:: RECORDED INFORMATION
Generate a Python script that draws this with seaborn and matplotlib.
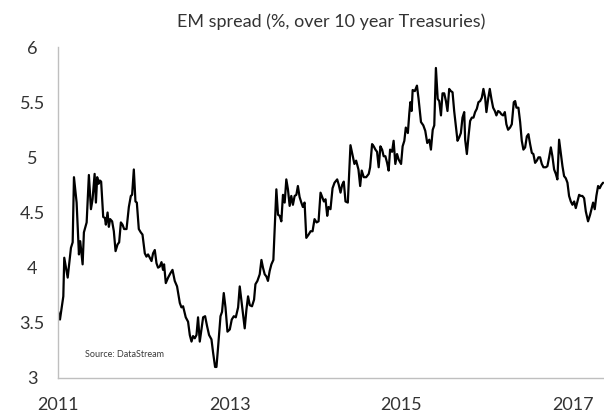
import numpy as np
import pandas as pd
import matplotlib
matplotlib.use("Agg")
import matplotlib.pyplot as plt
import matplotlib.dates as mdates
import seaborn as sns

# Weekly-ish observations, decimal years
years = [
    2011.003, 2011.023, 2011.062, 2011.073, 2011.113, 2011.151, 2011.171, 2011.186,
    2011.217, 2011.244, 2011.259, 2011.287, 2011.302, 2011.334, 2011.360, 2011.384,
    2011.403, 2011.427, 2011.442, 2011.457, 2011.473, 2011.488, 2011.503, 2011.527,
    2011.547, 2011.558, 2011.578, 2011.593, 2011.608, 2011.631, 2011.651, 2011.671,
    2011.694, 2011.713, 2011.733, 2011.752, 2011.771, 2011.799, 2011.826, 2011.849,
    2011.864, 2011.884, 2011.903, 2011.919, 2011.942, 2011.965, 2011.985, 2012.012,
    2012.031, 2012.050, 2012.070, 2012.090, 2012.108, 2012.128, 2012.148, 2012.166,
    2012.186, 2012.206, 2012.224, 2012.236, 2012.256, 2012.283, 2012.310, 2012.334,
    2012.360, 2012.387, 2012.419, 2012.438, 2012.457, 2012.488, 2012.515, 2012.535,
    2012.555, 2012.573, 2012.593, 2012.613, 2012.631, 2012.651, 2012.671, 2012.690,
    2012.713, 2012.736, 2012.759, 2012.787, 2012.806, 2012.829, 2012.845, 2012.864,
    2012.892, 2012.910, 2012.930, 2012.950, 2012.973, 2013.000, 2013.023, 2013.047,
    2013.070, 2013.097, 2013.116, 2013.143, 2013.174, 2013.194, 2013.213, 2013.233,
    2013.259, 2013.283, 2013.299, 2013.322, 2013.349, 2013.369, 2013.387, 2013.407,
    2013.427, 2013.445, 2013.465, 2013.485, 2013.508, 2013.543, 2013.562, 2013.581,
    2013.601, 2013.620, 2013.640, 2013.659, 2013.678, 2013.698, 2013.717, 2013.736,
    2013.756, 2013.776, 2013.794, 2013.814, 2013.834, 2013.852, 2013.872, 2013.892,
    2013.919, 2013.942, 2013.965, 2013.988, 2014.012, 2014.035, 2014.058, 2014.078,
    2014.097, 2014.116, 2014.136, 2014.151, 2014.174, 2014.198, 2014.221, 2014.252,
    2014.271, 2014.291, 2014.310, 2014.329, 2014.349, 2014.376, 2014.407, 2014.434,
    2014.453, 2014.473, 2014.500, 2014.520, 2014.538, 2014.562, 2014.590, 2014.620,
    2014.636, 2014.659, 2014.678, 2014.698, 2014.717, 2014.736, 2014.756, 2014.776,
    2014.794, 2014.814, 2014.834, 2014.852, 2014.869, 2014.892, 2014.910, 2014.930,
    2014.950, 2014.969, 2014.997, 2015.015, 2015.035, 2015.052, 2015.076, 2015.093,
    2015.105, 2015.120, 2015.132, 2015.157, 2015.182, 2015.201, 2015.229, 2015.256,
    2015.279, 2015.302, 2015.326, 2015.345, 2015.366, 2015.384, 2015.403, 2015.424,
    2015.442, 2015.462, 2015.480, 2015.500, 2015.520, 2015.538, 2015.558, 2015.578,
    2015.597, 2015.616, 2015.636, 2015.655, 2015.674, 2015.694, 2015.713, 2015.733,
    2015.744, 2015.764, 2015.783, 2015.802, 2015.822, 2015.841, 2015.860, 2015.880,
    2015.899, 2015.919, 2015.938, 2015.957, 2015.977, 2015.992, 2016.012, 2016.031,
    2016.050, 2016.070, 2016.090, 2016.108, 2016.128, 2016.148, 2016.166, 2016.186,
    2016.206, 2016.224, 2016.244, 2016.267, 2016.287, 2016.310, 2016.326, 2016.341,
    2016.364, 2016.384, 2016.403, 2016.422, 2016.442, 2016.462, 2016.480, 2016.500,
    2016.520, 2016.538, 2016.558, 2016.578, 2016.597, 2016.616, 2016.636, 2016.655,
    2016.683, 2016.701, 2016.721, 2016.741, 2016.759, 2016.779, 2016.799, 2016.817,
    2016.837, 2016.857, 2016.876, 2016.895, 2016.915, 2016.934, 2016.953, 2016.973,
    2016.992, 2017.012, 2017.031, 2017.050, 2017.070, 2017.090, 2017.108, 2017.128,
    2017.148, 2017.174, 2017.198, 2017.217, 2017.233, 2017.252, 2017.271, 2017.291,
    2017.310, 2017.329, 2017.349,
]

# EM spread over 10-year Treasuries, %
spread = [
    3.60, 3.53, 3.74, 4.09, 3.91, 4.18, 4.23, 4.82,
    4.59, 4.12, 4.24, 4.03, 4.32, 4.41, 4.84, 4.53,
    4.62, 4.85, 4.59, 4.82, 4.76, 4.79, 4.78, 4.46,
    4.45, 4.39, 4.50, 4.37, 4.44, 4.42, 4.33, 4.15,
    4.21, 4.23, 4.41, 4.39, 4.35, 4.35, 4.55, 4.65,
    4.66, 4.89, 4.60, 4.59, 4.35, 4.32, 4.30, 4.13,
    4.10, 4.12, 4.09, 4.06, 4.13, 4.16, 4.04, 4.00,
    4.01, 4.05, 3.98, 4.03, 3.86, 3.91, 3.95, 3.98,
    3.88, 3.83, 3.68, 3.64, 3.65, 3.55, 3.51, 3.39,
    3.33, 3.38, 3.36, 3.39, 3.55, 3.33, 3.44, 3.55,
    3.56, 3.47, 3.39, 3.35, 3.23, 3.10, 3.10, 3.28,
    3.56, 3.60, 3.77, 3.64, 3.42, 3.44, 3.53, 3.56,
    3.55, 3.64, 3.83, 3.65, 3.45, 3.62, 3.74, 3.66,
    3.65, 3.71, 3.85, 3.88, 3.94, 4.07, 4.00, 3.94,
    3.92, 3.88, 3.97, 4.03, 4.07, 4.71, 4.48, 4.47,
    4.42, 4.66, 4.59, 4.80, 4.71, 4.56, 4.65, 4.57,
    4.65, 4.66, 4.74, 4.64, 4.59, 4.55, 4.59, 4.27,
    4.30, 4.33, 4.33, 4.44, 4.41, 4.42, 4.68, 4.64,
    4.60, 4.62, 4.47, 4.55, 4.53, 4.72, 4.77, 4.80,
    4.75, 4.68, 4.75, 4.78, 4.60, 4.59, 5.11, 5.01,
    4.94, 4.97, 4.89, 4.74, 4.88, 4.82, 4.82, 4.85,
    4.91, 5.12, 5.10, 5.07, 5.05, 4.91, 5.10, 5.07,
    5.01, 5.01, 4.95, 4.88, 5.07, 5.05, 5.15, 4.94,
    5.03, 4.98, 4.94, 5.10, 5.15, 5.27, 5.22, 5.40,
    5.50, 5.42, 5.61, 5.60, 5.65, 5.53, 5.32, 5.29,
    5.24, 5.13, 5.16, 5.07, 5.25, 5.29, 5.81, 5.53,
    5.51, 5.38, 5.58, 5.58, 5.51, 5.42, 5.62, 5.60,
    5.59, 5.42, 5.28, 5.15, 5.18, 5.22, 5.36, 5.41,
    5.16, 5.03, 5.19, 5.33, 5.36, 5.36, 5.41, 5.44,
    5.50, 5.51, 5.54, 5.62, 5.54, 5.41, 5.53, 5.62,
    5.53, 5.45, 5.42, 5.38, 5.42, 5.41, 5.39, 5.38,
    5.41, 5.30, 5.25, 5.27, 5.30, 5.50, 5.51, 5.45,
    5.45, 5.32, 5.15, 5.07, 5.09, 5.19, 5.21, 5.12,
    5.04, 5.03, 4.95, 4.97, 5.00, 5.00, 4.94, 4.91,
    4.91, 4.92, 5.00, 5.09, 5.01, 4.89, 4.85, 4.80,
    5.16, 5.04, 4.92, 4.83, 4.81, 4.77, 4.65, 4.60,
    4.57, 4.60, 4.54, 4.60, 4.66, 4.65, 4.65, 4.63,
    4.51, 4.42, 4.48, 4.54, 4.59, 4.53, 4.65, 4.74,
    4.72, 4.75, 4.77,
]

tick_years = [2011, 2013, 2015, 2017]
y_ticks = [3, 3.5, 4, 4.5, 5, 5.5, 6]
title = "EM spread (%, over 10 year Treasuries)"
source_note = "Source: DataStream"


def to_date(y):
    yr = int(np.floor(y))
    start = pd.Timestamp(year=yr, month=1, day=1)
    end = pd.Timestamp(year=yr + 1, month=1, day=1)
    return start + (end - start) * (y - yr)


df = pd.DataFrame({"date": [to_date(y) for y in years], "spread": spread})

sns.set_theme(style="white")
plt.rcParams["font.family"] = ["Lato", "DejaVu Sans"]

text_col = "#333333"
axis_col = "#bfbfbf"

fig = plt.figure(figsize=(6.04, 4.12), dpi=100)
ax = fig.add_axes([58 / 604, 34 / 412, 546 / 604, 331 / 412])

sns.lineplot(data=df, x="date", y="spread", ax=ax, color="black", linewidth=1.6)

ax.set_xlim(to_date(2011.0), to_date(2017.36))
ax.set_ylim(3, 6)
ax.set_xticks([pd.Timestamp(year=y, month=1, day=1) for y in tick_years])
ax.xaxis.set_major_formatter(mdates.DateFormatter("%Y"))
ax.set_yticks(y_ticks)
ax.set_yticklabels([f"{v:g}" for v in y_ticks])
for lab in ax.get_yticklabels():
    lab.set_horizontalalignment("center")

ax.set_xlabel("")
ax.set_ylabel("")

sns.despine(ax=ax)
for side in ("left", "bottom"):
    ax.spines[side].set_color(axis_col)
    ax.spines[side].set_linewidth(1.0)

ax.tick_params(axis="x", direction="out", length=4.5, width=1.0, color=axis_col,
               pad=9, labelsize=13, labelcolor=text_col)
ax.tick_params(axis="y", direction="out", length=4.5, width=1.0, color=axis_col,
               pad=14, labelsize=13, labelcolor=text_col)

fig.text((58 + 604) / 2 / 604, 1 - 22 / 412, title, ha="center", va="center",
         fontsize=13, color=text_col)
ax.text(0.049, 0.07, source_note, transform=ax.transAxes, ha="left", va="center",
        fontsize=6.5, color="#3a3a3a")

fig.savefig("out.png", dpi=100)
::::
■ **PROBLEM DESCRIPTION**
In the data above, please extract the lines from the first one through the line with "import seaborn as sns", exactly, and keep pictures out.

■ **SOLUTION TO THIS EXERCISE**
Generate a Python script that draws this with seaborn and matplotlib.
import numpy as np
import pandas as pd
import matplotlib
matplotlib.use("Agg")
import matplotlib.pyplot as plt
import matplotlib.dates as mdates
import seaborn as sns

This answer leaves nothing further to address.